**EXERCISE OBJECTIVE:** Restate the listing that follows word for word, without its pictures.

[start of DATA LINES]

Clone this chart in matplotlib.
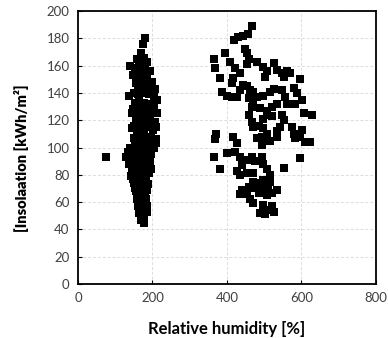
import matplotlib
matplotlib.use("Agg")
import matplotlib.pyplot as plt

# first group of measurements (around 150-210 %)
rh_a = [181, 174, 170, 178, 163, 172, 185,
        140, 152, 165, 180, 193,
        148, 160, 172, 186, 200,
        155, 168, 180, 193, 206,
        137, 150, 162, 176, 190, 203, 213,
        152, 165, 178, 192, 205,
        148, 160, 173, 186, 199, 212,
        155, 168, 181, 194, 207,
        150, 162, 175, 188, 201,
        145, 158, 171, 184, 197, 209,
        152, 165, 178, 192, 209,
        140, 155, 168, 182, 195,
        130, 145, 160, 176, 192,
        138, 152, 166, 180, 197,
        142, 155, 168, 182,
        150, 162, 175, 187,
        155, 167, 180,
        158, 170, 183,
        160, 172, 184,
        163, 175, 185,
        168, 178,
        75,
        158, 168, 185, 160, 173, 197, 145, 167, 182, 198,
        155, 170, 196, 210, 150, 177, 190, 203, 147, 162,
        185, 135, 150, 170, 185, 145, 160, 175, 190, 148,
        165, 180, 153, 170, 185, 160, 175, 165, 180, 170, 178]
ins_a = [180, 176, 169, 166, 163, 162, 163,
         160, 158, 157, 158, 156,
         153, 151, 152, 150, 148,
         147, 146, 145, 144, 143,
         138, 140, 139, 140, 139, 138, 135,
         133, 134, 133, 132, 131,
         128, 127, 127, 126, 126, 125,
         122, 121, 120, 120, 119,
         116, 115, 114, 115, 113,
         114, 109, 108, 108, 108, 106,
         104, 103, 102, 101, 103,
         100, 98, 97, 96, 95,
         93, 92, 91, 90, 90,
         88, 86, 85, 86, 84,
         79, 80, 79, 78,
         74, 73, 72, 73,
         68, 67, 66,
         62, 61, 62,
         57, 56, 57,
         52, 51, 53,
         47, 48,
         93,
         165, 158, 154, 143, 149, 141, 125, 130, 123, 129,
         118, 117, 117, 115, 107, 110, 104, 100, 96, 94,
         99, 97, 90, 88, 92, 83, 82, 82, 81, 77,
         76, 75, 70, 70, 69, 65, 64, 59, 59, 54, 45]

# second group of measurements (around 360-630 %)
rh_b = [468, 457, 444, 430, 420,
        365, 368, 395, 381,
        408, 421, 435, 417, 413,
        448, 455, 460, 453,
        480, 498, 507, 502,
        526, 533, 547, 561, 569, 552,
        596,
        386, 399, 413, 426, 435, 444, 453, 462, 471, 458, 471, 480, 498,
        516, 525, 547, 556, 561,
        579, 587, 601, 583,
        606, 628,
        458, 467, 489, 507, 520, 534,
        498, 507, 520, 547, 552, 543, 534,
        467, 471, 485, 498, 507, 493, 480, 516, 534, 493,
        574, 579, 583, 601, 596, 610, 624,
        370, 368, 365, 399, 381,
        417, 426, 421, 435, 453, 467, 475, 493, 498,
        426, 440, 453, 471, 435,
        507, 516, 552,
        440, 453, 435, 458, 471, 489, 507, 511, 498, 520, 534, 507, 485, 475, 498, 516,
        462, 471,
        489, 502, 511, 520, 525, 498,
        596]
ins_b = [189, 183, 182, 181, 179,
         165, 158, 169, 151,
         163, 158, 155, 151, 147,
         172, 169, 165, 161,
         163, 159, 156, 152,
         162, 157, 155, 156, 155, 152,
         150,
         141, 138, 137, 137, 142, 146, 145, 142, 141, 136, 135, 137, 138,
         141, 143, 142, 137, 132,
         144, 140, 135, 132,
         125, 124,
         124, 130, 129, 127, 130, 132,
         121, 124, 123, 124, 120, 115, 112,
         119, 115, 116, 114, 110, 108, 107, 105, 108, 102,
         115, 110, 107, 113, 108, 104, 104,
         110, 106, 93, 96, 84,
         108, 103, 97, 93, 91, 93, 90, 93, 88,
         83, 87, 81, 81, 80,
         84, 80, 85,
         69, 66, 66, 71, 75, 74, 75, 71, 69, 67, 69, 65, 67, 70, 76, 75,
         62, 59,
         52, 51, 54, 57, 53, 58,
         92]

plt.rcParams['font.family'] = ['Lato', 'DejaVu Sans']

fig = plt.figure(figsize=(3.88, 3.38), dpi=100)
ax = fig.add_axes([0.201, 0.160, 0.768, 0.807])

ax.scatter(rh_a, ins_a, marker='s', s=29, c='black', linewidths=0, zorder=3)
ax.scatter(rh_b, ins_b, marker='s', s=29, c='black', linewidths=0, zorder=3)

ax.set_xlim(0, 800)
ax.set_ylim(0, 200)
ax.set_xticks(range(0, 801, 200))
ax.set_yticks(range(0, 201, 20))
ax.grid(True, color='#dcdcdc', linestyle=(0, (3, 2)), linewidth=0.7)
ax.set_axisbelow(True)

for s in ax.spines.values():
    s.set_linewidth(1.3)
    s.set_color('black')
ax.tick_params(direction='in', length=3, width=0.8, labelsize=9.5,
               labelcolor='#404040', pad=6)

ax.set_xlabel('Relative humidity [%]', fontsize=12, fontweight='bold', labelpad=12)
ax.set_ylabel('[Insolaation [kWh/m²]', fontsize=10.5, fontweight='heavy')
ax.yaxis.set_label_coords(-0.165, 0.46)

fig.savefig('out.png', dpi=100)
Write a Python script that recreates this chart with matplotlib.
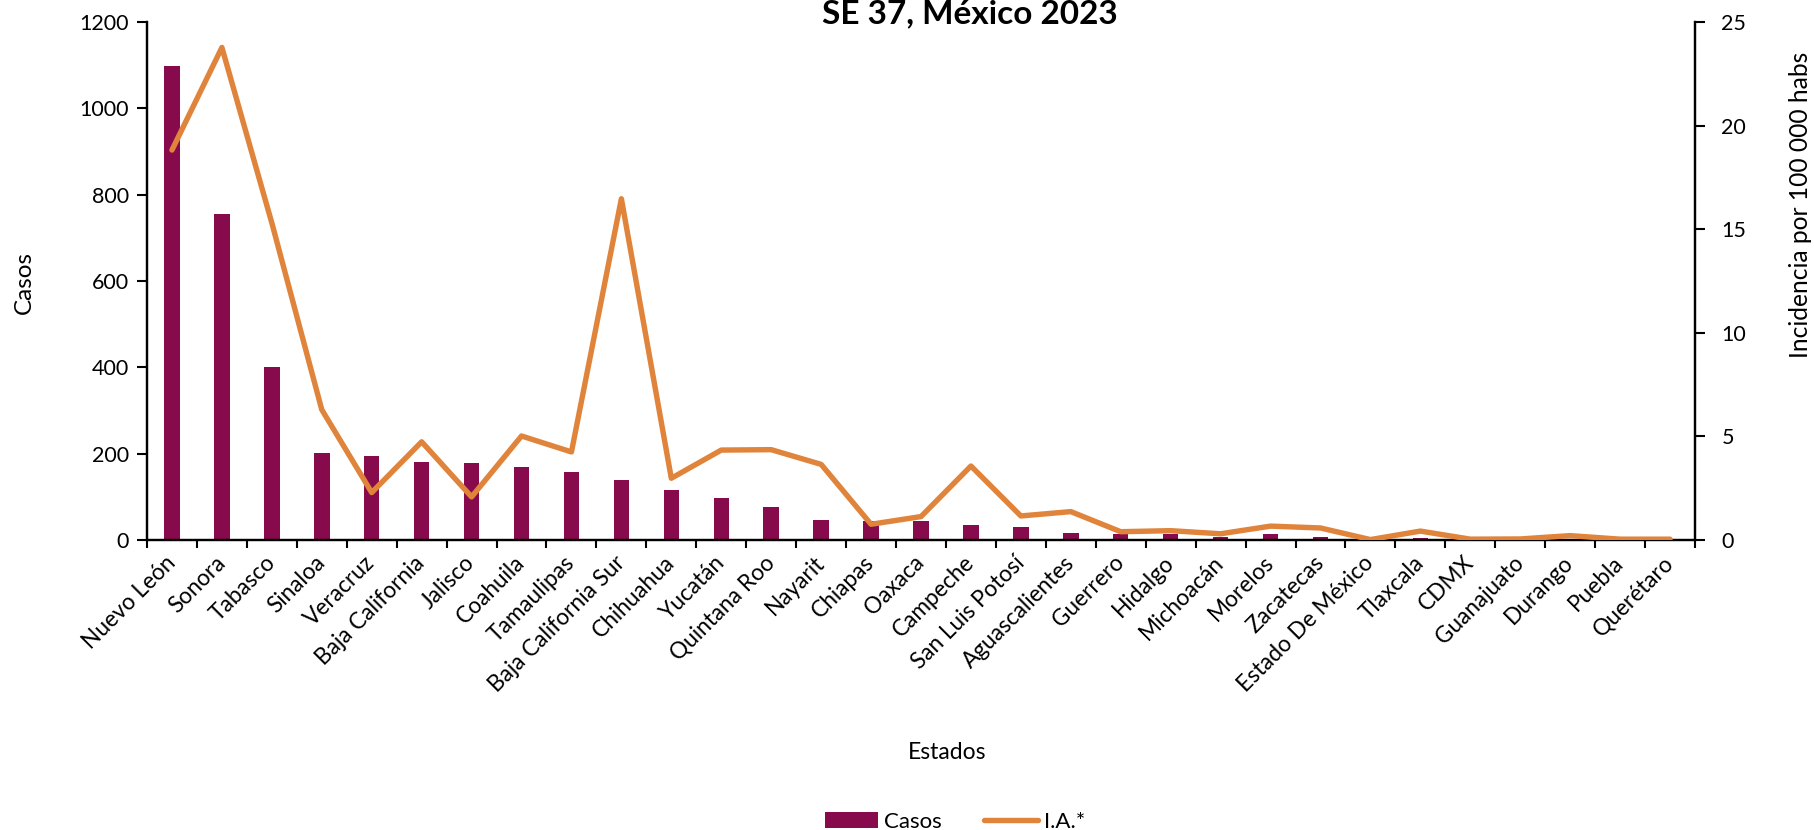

[end of DATA LINES]

**SOLUTION TO THE PROBLEM:**
Clone this chart in matplotlib.
import matplotlib
matplotlib.use("Agg")
import matplotlib.pyplot as plt

# first group of measurements (around 150-210 %)
rh_a = [181, 174, 170, 178, 163, 172, 185,
        140, 152, 165, 180, 193,
        148, 160, 172, 186, 200,
        155, 168, 180, 193, 206,
        137, 150, 162, 176, 190, 203, 213,
        152, 165, 178, 192, 205,
        148, 160, 173, 186, 199, 212,
        155, 168, 181, 194, 207,
        150, 162, 175, 188, 201,
        145, 158, 171, 184, 197, 209,
        152, 165, 178, 192, 209,
        140, 155, 168, 182, 195,
        130, 145, 160, 176, 192,
        138, 152, 166, 180, 197,
        142, 155, 168, 182,
        150, 162, 175, 187,
        155, 167, 180,
        158, 170, 183,
        160, 172, 184,
        163, 175, 185,
        168, 178,
        75,
        158, 168, 185, 160, 173, 197, 145, 167, 182, 198,
        155, 170, 196, 210, 150, 177, 190, 203, 147, 162,
        185, 135, 150, 170, 185, 145, 160, 175, 190, 148,
        165, 180, 153, 170, 185, 160, 175, 165, 180, 170, 178]
ins_a = [180, 176, 169, 166, 163, 162, 163,
         160, 158, 157, 158, 156,
         153, 151, 152, 150, 148,
         147, 146, 145, 144, 143,
         138, 140, 139, 140, 139, 138, 135,
         133, 134, 133, 132, 131,
         128, 127, 127, 126, 126, 125,
         122, 121, 120, 120, 119,
         116, 115, 114, 115, 113,
         114, 109, 108, 108, 108, 106,
         104, 103, 102, 101, 103,
         100, 98, 97, 96, 95,
         93, 92, 91, 90, 90,
         88, 86, 85, 86, 84,
         79, 80, 79, 78,
         74, 73, 72, 73,
         68, 67, 66,
         62, 61, 62,
         57, 56, 57,
         52, 51, 53,
         47, 48,
         93,
         165, 158, 154, 143, 149, 141, 125, 130, 123, 129,
         118, 117, 117, 115, 107, 110, 104, 100, 96, 94,
         99, 97, 90, 88, 92, 83, 82, 82, 81, 77,
         76, 75, 70, 70, 69, 65, 64, 59, 59, 54, 45]

# second group of measurements (around 360-630 %)
rh_b = [468, 457, 444, 430, 420,
        365, 368, 395, 381,
        408, 421, 435, 417, 413,
        448, 455, 460, 453,
        480, 498, 507, 502,
        526, 533, 547, 561, 569, 552,
        596,
        386, 399, 413, 426, 435, 444, 453, 462, 471, 458, 471, 480, 498,
        516, 525, 547, 556, 561,
        579, 587, 601, 583,
        606, 628,
        458, 467, 489, 507, 520, 534,
        498, 507, 520, 547, 552, 543, 534,
        467, 471, 485, 498, 507, 493, 480, 516, 534, 493,
        574, 579, 583, 601, 596, 610, 624,
        370, 368, 365, 399, 381,
        417, 426, 421, 435, 453, 467, 475, 493, 498,
        426, 440, 453, 471, 435,
        507, 516, 552,
        440, 453, 435, 458, 471, 489, 507, 511, 498, 520, 534, 507, 485, 475, 498, 516,
        462, 471,
        489, 502, 511, 520, 525, 498,
        596]
ins_b = [189, 183, 182, 181, 179,
         165, 158, 169, 151,
         163, 158, 155, 151, 147,
         172, 169, 165, 161,
         163, 159, 156, 152,
         162, 157, 155, 156, 155, 152,
         150,
         141, 138, 137, 137, 142, 146, 145, 142, 141, 136, 135, 137, 138,
         141, 143, 142, 137, 132,
         144, 140, 135, 132,
         125, 124,
         124, 130, 129, 127, 130, 132,
         121, 124, 123, 124, 120, 115, 112,
         119, 115, 116, 114, 110, 108, 107, 105, 108, 102,
         115, 110, 107, 113, 108, 104, 104,
         110, 106, 93, 96, 84,
         108, 103, 97, 93, 91, 93, 90, 93, 88,
         83, 87, 81, 81, 80,
         84, 80, 85,
         69, 66, 66, 71, 75, 74, 75, 71, 69, 67, 69, 65, 67, 70, 76, 75,
         62, 59,
         52, 51, 54, 57, 53, 58,
         92]

plt.rcParams['font.family'] = ['Lato', 'DejaVu Sans']

fig = plt.figure(figsize=(3.88, 3.38), dpi=100)
ax = fig.add_axes([0.201, 0.160, 0.768, 0.807])

ax.scatter(rh_a, ins_a, marker='s', s=29, c='black', linewidths=0, zorder=3)
ax.scatter(rh_b, ins_b, marker='s', s=29, c='black', linewidths=0, zorder=3)

ax.set_xlim(0, 800)
ax.set_ylim(0, 200)
ax.set_xticks(range(0, 801, 200))
ax.set_yticks(range(0, 201, 20))
ax.grid(True, color='#dcdcdc', linestyle=(0, (3, 2)), linewidth=0.7)
ax.set_axisbelow(True)

for s in ax.spines.values():
    s.set_linewidth(1.3)
    s.set_color('black')
ax.tick_params(direction='in', length=3, width=0.8, labelsize=9.5,
               labelcolor='#404040', pad=6)

ax.set_xlabel('Relative humidity [%]', fontsize=12, fontweight='bold', labelpad=12)
ax.set_ylabel('[Insolaation [kWh/m²]', fontsize=10.5, fontweight='heavy')
ax.yaxis.set_label_coords(-0.165, 0.46)

fig.savefig('out.png', dpi=100)
Write a Python script that recreates this chart with matplotlib.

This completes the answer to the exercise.